Built in 1950, the Virginia Apartments are a Colonial Revival multi-unit complex made up of two identical buildings, located side by side. Many of the original elements survive in the apartments, but doors, shutters and windows have been replaced. This was the first place my parents lived after they got married in 1967. My mother said that many newlyweds lived here at the time.

The apartments were owned by John Henry “Jack” Mayes, Jr., (1914-1989), the son of British immigrant “Captain Jack” Mayes (1881-1960), who ran the Fitzgerald Cotton Mills. Jack, Jr.’s brother, Garbert (1906-1954), who was also involved in the mills, was the father of author Frances Mayes.

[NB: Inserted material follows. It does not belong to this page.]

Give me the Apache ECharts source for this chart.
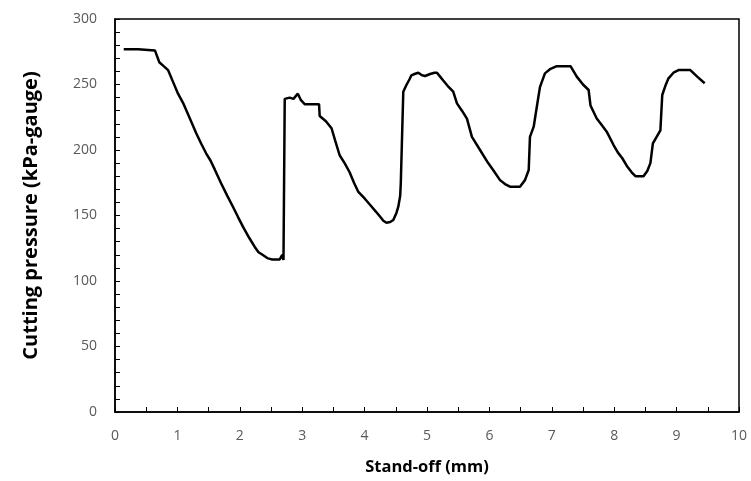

What an interesting story, particularly the connection to author Frances Mayes! Thank you for that background.
These buildings are reminiscent of a similar set of buildings on Abercorn and 63rd Streets in Savannah, called the Abercorn Terrace Apts. My parents lived there for about a year when they got married, in 1950. Then they bought a house a few blocks away, at 59th and Reynolds Streets, where they raised me and my four brothers. That was then Savannah’s “southside,” before the city more than doubled in size by expanding ever further southward, over the next few decades.
The Abercorn Terrace Apts. were finally torn down a few years ago and replaced with a larger set of apartments that were originally going to be housing for Savannah College of Art & Design students. That somehow changed, and now they are just commercially available.
These apartments have the advantage of not only being on a major north-south city bus route, they also are adjacent to the Habersham (Street) Shopping Center, which includes a grocery store, gas station, several restaurants and other shops, and an adjacent elementary school.